Objective: Print, please, exactly and only the lines between the line holding "Give me the matplotlib source for this chart." and the line holding "return sum(widths.get(ch, .556)", inclusive, omitting any pictures.

Records for the task:
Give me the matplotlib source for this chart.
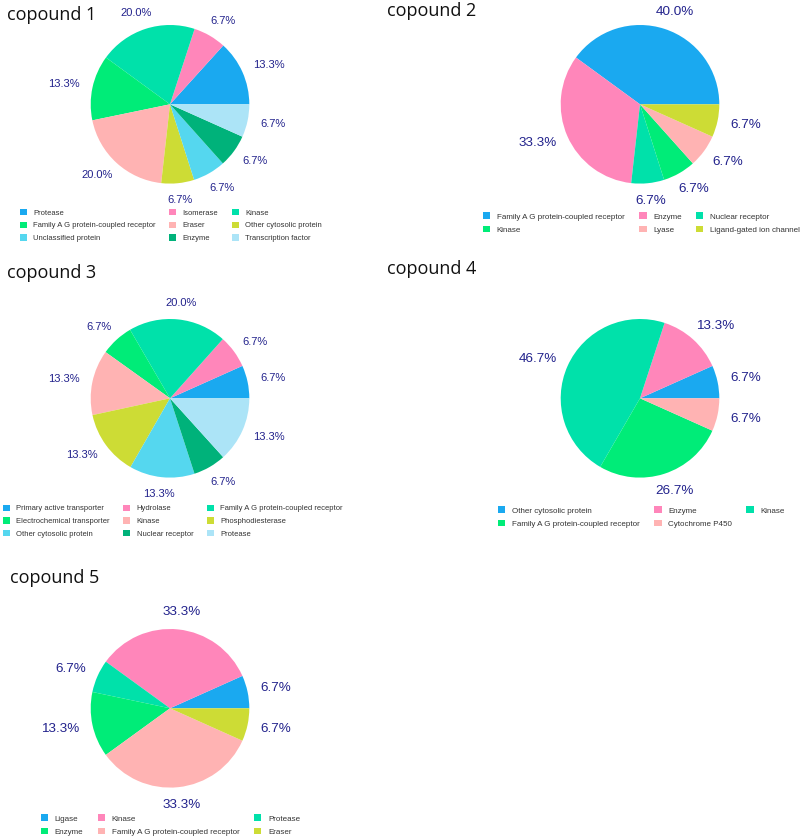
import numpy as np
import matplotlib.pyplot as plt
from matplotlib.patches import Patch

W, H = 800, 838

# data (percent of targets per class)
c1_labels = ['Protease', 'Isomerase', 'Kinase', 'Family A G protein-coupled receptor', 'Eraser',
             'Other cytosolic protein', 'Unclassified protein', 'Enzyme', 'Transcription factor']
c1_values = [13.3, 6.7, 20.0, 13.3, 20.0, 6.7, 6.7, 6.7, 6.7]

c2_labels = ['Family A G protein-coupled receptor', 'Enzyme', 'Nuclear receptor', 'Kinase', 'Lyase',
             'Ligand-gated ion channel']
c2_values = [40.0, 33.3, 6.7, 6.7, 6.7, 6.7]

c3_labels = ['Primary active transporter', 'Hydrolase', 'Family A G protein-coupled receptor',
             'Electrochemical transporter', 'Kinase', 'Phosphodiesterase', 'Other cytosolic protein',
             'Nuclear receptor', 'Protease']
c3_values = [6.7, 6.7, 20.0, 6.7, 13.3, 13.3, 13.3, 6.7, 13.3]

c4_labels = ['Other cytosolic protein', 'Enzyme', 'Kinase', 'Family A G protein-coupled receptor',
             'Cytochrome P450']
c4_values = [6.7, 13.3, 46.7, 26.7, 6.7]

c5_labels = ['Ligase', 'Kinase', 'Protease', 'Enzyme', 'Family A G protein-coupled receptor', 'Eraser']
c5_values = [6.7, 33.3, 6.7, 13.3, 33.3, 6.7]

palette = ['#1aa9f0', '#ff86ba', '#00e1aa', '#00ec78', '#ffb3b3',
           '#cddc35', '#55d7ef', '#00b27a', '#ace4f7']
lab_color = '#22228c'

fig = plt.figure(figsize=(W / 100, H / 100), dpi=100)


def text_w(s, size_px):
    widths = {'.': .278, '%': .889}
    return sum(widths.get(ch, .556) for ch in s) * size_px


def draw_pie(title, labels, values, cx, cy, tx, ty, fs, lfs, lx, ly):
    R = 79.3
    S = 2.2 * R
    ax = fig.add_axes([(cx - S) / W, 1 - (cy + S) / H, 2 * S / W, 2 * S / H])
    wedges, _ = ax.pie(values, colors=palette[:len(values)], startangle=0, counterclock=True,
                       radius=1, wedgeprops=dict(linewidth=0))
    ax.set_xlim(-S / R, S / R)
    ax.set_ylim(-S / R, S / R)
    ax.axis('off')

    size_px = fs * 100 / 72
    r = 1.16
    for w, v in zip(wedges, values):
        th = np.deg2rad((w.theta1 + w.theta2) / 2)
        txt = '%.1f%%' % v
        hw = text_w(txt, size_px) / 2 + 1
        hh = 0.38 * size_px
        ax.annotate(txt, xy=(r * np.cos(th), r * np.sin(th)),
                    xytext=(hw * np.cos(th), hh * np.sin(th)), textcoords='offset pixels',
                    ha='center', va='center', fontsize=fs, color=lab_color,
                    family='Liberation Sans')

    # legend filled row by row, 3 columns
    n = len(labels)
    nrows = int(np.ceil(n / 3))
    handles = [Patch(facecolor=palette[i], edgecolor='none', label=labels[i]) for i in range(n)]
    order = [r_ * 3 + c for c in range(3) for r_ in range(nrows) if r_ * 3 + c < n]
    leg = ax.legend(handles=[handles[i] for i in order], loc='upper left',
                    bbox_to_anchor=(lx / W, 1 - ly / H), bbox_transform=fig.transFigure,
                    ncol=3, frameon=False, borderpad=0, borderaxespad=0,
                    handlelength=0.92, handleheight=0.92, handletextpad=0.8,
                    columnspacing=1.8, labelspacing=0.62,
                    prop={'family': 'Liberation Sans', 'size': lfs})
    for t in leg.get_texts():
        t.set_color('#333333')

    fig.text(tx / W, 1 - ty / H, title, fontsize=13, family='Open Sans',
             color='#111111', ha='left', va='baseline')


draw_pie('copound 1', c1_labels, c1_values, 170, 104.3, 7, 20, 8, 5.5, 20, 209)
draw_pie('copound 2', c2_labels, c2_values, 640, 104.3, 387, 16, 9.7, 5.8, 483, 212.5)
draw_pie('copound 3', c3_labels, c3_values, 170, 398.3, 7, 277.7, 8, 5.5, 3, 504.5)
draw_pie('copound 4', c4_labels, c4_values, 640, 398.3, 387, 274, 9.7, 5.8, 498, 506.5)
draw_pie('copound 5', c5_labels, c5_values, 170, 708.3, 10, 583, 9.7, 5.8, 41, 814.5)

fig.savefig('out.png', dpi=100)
* * *
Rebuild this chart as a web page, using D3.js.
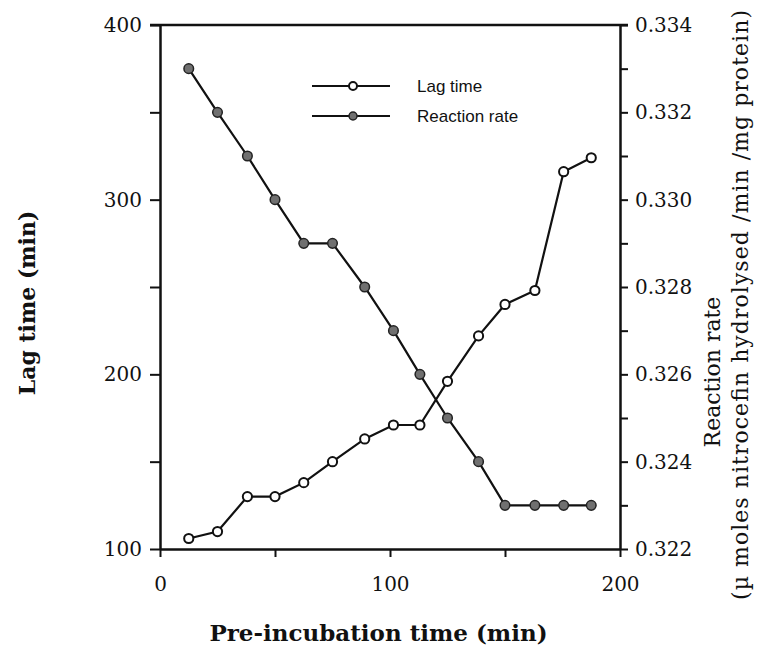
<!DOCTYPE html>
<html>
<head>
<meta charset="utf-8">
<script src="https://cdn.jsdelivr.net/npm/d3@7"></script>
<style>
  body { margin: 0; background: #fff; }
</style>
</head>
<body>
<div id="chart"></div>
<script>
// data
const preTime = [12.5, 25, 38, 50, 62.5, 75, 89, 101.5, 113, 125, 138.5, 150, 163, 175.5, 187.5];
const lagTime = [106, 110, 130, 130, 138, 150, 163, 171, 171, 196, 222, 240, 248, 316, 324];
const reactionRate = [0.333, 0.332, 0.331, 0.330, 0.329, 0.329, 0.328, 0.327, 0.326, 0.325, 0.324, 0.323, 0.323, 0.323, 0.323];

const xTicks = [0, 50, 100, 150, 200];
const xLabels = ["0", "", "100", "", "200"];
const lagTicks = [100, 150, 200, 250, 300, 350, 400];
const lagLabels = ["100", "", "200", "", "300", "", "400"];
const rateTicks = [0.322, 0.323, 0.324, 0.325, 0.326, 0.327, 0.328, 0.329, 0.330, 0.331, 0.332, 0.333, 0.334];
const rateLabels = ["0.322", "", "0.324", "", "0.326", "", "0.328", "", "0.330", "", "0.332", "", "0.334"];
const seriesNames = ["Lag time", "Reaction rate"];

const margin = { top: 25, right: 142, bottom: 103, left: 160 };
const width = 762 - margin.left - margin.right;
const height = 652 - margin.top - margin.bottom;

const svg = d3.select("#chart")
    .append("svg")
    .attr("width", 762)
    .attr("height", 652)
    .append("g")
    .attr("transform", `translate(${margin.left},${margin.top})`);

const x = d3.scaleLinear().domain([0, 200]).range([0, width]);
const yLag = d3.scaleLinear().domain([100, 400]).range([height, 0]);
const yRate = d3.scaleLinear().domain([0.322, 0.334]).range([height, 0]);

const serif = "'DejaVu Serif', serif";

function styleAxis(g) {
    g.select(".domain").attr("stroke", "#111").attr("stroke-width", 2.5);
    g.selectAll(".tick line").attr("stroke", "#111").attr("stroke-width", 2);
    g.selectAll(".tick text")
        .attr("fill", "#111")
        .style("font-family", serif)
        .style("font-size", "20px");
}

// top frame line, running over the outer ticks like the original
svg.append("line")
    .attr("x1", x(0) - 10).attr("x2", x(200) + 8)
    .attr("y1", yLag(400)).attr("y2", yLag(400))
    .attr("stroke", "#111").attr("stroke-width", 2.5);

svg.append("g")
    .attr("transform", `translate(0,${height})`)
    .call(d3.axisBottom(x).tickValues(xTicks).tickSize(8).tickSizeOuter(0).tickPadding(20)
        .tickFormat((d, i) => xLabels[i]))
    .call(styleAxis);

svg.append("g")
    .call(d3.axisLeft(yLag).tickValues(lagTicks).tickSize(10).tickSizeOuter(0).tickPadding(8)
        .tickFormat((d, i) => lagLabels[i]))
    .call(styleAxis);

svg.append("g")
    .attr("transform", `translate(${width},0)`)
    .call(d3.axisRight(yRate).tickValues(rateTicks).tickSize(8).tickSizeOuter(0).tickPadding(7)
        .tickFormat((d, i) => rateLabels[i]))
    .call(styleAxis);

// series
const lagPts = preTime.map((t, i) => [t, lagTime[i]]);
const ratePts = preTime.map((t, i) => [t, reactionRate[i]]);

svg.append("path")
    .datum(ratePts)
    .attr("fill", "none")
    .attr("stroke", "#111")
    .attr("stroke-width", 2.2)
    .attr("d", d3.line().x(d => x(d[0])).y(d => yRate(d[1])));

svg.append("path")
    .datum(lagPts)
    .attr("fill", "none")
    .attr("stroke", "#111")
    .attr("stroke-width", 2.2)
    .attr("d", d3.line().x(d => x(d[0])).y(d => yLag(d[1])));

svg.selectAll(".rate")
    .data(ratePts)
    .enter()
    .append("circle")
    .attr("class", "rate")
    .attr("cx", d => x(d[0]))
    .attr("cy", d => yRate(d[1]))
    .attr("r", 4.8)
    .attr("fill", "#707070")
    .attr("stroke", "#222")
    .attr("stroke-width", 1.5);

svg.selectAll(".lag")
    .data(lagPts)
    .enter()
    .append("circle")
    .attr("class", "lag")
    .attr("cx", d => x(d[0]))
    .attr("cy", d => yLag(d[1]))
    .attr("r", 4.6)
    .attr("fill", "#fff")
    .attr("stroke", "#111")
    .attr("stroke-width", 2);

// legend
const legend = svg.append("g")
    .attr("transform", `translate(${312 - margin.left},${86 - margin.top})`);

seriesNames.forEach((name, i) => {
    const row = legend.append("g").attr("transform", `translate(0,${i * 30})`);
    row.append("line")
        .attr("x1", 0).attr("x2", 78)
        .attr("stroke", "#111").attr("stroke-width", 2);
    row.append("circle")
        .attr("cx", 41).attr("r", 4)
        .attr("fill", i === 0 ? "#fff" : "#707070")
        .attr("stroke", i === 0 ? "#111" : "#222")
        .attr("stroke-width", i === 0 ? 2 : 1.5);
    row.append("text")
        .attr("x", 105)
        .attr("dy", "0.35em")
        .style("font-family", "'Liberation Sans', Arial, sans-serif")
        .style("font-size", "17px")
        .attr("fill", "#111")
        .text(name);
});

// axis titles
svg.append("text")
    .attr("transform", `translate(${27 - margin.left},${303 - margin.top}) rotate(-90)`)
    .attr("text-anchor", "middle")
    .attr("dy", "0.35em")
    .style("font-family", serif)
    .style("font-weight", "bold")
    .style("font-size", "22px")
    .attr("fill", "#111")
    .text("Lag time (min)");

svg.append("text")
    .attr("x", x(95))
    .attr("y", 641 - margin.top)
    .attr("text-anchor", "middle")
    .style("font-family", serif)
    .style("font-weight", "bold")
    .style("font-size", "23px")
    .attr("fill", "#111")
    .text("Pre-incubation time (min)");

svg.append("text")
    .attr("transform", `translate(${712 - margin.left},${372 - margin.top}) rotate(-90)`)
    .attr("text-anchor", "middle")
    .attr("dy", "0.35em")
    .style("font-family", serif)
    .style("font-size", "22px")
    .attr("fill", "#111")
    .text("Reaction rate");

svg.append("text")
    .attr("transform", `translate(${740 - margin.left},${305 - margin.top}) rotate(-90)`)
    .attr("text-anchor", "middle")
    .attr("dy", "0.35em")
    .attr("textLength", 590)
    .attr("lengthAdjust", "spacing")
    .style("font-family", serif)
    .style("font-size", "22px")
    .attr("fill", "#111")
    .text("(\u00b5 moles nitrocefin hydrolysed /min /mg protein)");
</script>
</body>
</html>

Answer below:
Give me the matplotlib source for this chart.
import numpy as np
import matplotlib.pyplot as plt
from matplotlib.patches import Patch

W, H = 800, 838

# data (percent of targets per class)
c1_labels = ['Protease', 'Isomerase', 'Kinase', 'Family A G protein-coupled receptor', 'Eraser',
             'Other cytosolic protein', 'Unclassified protein', 'Enzyme', 'Transcription factor']
c1_values = [13.3, 6.7, 20.0, 13.3, 20.0, 6.7, 6.7, 6.7, 6.7]

c2_labels = ['Family A G protein-coupled receptor', 'Enzyme', 'Nuclear receptor', 'Kinase', 'Lyase',
             'Ligand-gated ion channel']
c2_values = [40.0, 33.3, 6.7, 6.7, 6.7, 6.7]

c3_labels = ['Primary active transporter', 'Hydrolase', 'Family A G protein-coupled receptor',
             'Electrochemical transporter', 'Kinase', 'Phosphodiesterase', 'Other cytosolic protein',
             'Nuclear receptor', 'Protease']
c3_values = [6.7, 6.7, 20.0, 6.7, 13.3, 13.3, 13.3, 6.7, 13.3]

c4_labels = ['Other cytosolic protein', 'Enzyme', 'Kinase', 'Family A G protein-coupled receptor',
             'Cytochrome P450']
c4_values = [6.7, 13.3, 46.7, 26.7, 6.7]

c5_labels = ['Ligase', 'Kinase', 'Protease', 'Enzyme', 'Family A G protein-coupled receptor', 'Eraser']
c5_values = [6.7, 33.3, 6.7, 13.3, 33.3, 6.7]

palette = ['#1aa9f0', '#ff86ba', '#00e1aa', '#00ec78', '#ffb3b3',
           '#cddc35', '#55d7ef', '#00b27a', '#ace4f7']
lab_color = '#22228c'

fig = plt.figure(figsize=(W / 100, H / 100), dpi=100)


def text_w(s, size_px):
    widths = {'.': .278, '%': .889}
    return sum(widths.get(ch, .556) for ch in s) * size_px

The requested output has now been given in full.